Moving also brought a lot of things into perspective, like noticing that we actually had a kick-ass fruit stand next to our flat. I’m addicted to sugar, and I absolutely love fruit, and I realized just how good my fruit-stand was when I discovered that the fruit shop that sells fruit to the Royal Family is just down by my office, and after spending like 20€ too much on assorted fruits, I was duly unimpressed. Not only that, but actually becoming a “regular” somewhere always has its benefits, even if it just means “Take some grapes, they’re delicious” and “I would stay away from the watermelon today”.

Other than that, I’m already gearing up for my September vacations. I will most likely stay away from wherever you are, and visit somebody else (like, not you) just to piss you off. So yeah, I would start bitching about me not coming to visit you right now. I might still be in time to not do anything about it.

Comments

  1. edipa wrote:

    joder! ALvarete, that last paragraph was too cryptical… but I just was thinking: hey if august is so crapy why don´t you come to Italy!

    Here it´s not so hot, we have internet and room…

    I don´t know, please don´t be mean! I fucking miss you!

  2. nashira wrote:

    Always an attention whore, our friend… Don’t you think, edipa?

    ;)

    Ok, will I be happy to not see you, too?

    Now, about that candy addiction you talk about, and the fruit issue, here’s an interesting note on Science Daily. Turns out they’re related.

  3. Jose Dager wrote:

    Don’t you like bananas?…hahhaha

  4. ChaseRansom wrote:

    This is where I indirectly thumb my nose in most people’s direction by saying the following: I have already made arrangements to take the week off in September, I will not delay to contact all the bitches and ho’s to be prepared for your arrival, and I did already mention your trip to Ramon so we can have all the coke and qualudes we will need during your stay.

    This time around are we doing Roll Bounce or Block Party again? Go for broke and do both?
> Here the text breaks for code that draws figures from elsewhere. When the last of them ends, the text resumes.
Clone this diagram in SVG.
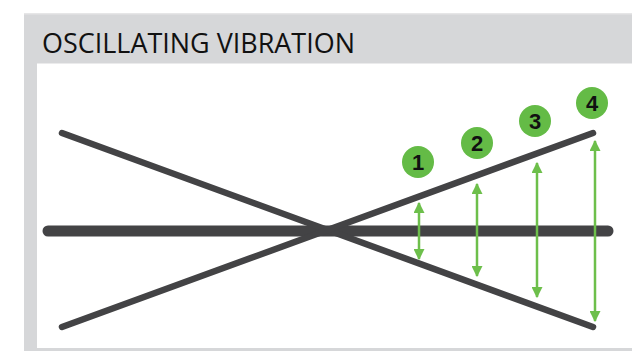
<svg xmlns="http://www.w3.org/2000/svg" width="632" height="351" viewBox="0 0 632 351">
<defs>
<style>
.bar{stroke:#434345;stroke-linecap:round;fill:none}
.arr{stroke:#6dbf4b;stroke-width:2.5;fill:none;marker-start:url(#ah);marker-end:url(#ah)}
.badge circle{fill:#64bb46}
.badge text{font-family:"Liberation Sans",Arial,sans-serif;font-weight:bold;font-size:22px;fill:#111;text-anchor:middle}
</style>
<marker id="ah" viewBox="0 0 10 10" refX="9" refY="5" markerWidth="4.4" markerHeight="4.4" orient="auto-start-reverse" markerUnits="strokeWidth">
<path d="M0,0 L10,5 L0,10 Z" fill="#6dbf4b"/>
</marker>
</defs>
<rect width="632" height="351" fill="#ffffff"/>
<g id="panel">
<rect x="24" y="13" width="608" height="338" fill="#d6d7d9"/>
<rect x="24" y="13" width="608" height="1.5" fill="#e6e6e7"/>
<rect x="37" y="63.5" width="595" height="284.5" fill="#ffffff"/>
<text x="42" y="53" font-family="'Open Sans','Liberation Sans',sans-serif" font-size="27" fill="#111" textLength="313" lengthAdjust="spacingAndGlyphs">OSCILLATING VIBRATION</text>
</g>
<g id="lines">
<line class="bar" x1="48" y1="231" x2="608" y2="231" stroke-width="11"/>
<line class="bar" x1="62" y1="133" x2="593" y2="327" stroke-width="6.5"/>
<line class="bar" x1="62" y1="327" x2="593" y2="133" stroke-width="6.5"/>
</g>
<g id="connectors">
<line class="arr" x1="419" y1="203" x2="419" y2="259"/>
<line class="arr" x1="477" y1="184" x2="477" y2="276"/>
<line class="arr" x1="537" y1="163" x2="537" y2="297"/>
<line class="arr" x1="595" y1="141" x2="595" y2="321"/>
</g>
<g id="badge1" class="badge"><circle cx="418" cy="162" r="16"/><text x="418" y="170">1</text></g>
<g id="badge2" class="badge"><circle cx="477" cy="143" r="16"/><text x="477" y="151">2</text></g>
<g id="badge3" class="badge"><circle cx="535" cy="121" r="16"/><text x="535" y="129">3</text></g>
<g id="badge4" class="badge"><circle cx="592" cy="103" r="16"/><text x="592" y="111">4</text></g>
</svg>
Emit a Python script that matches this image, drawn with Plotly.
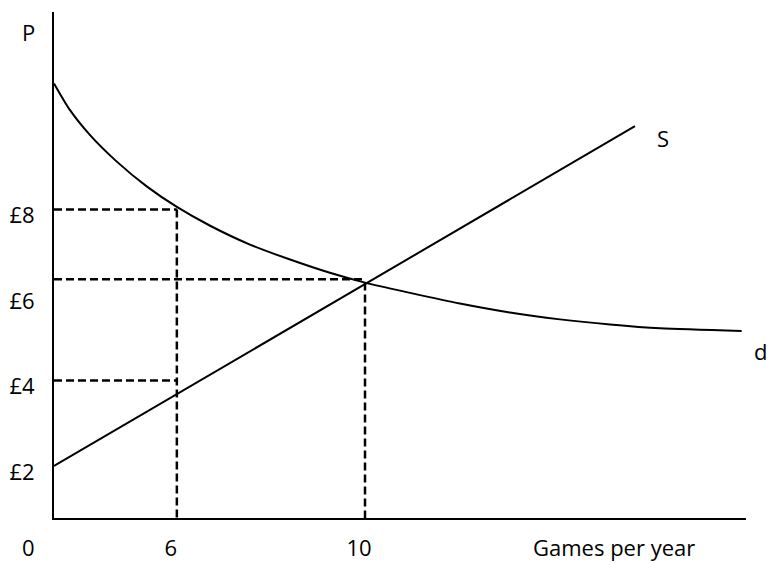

I am also doing my best to schedule your regulation hurricane event during the time of your stay.

    Without more to report (aside from an equally hot and crappy climate),

    POW!

  5. edipa wrote:

    I see a problem here, Nashira is right… I´m not falling in the attention whore game…

    anyway you know, you can come when you want, but you HAVE to come…

    the fruit stand indeed rocks!

  6. LUIJALBERTO wrote:

    Mandame tu direccion, caremberga.

    Un embrazo.

  7. alvarete wrote:

    “The take-home message here is that if you are a self-identified sweet lover, try to replace a few sugary snacks with more healthful sweet snacks that are packed with nutrients, not just sugar and calories,” said Lona Sandon, a spokeswoman for the American Dietetic Association.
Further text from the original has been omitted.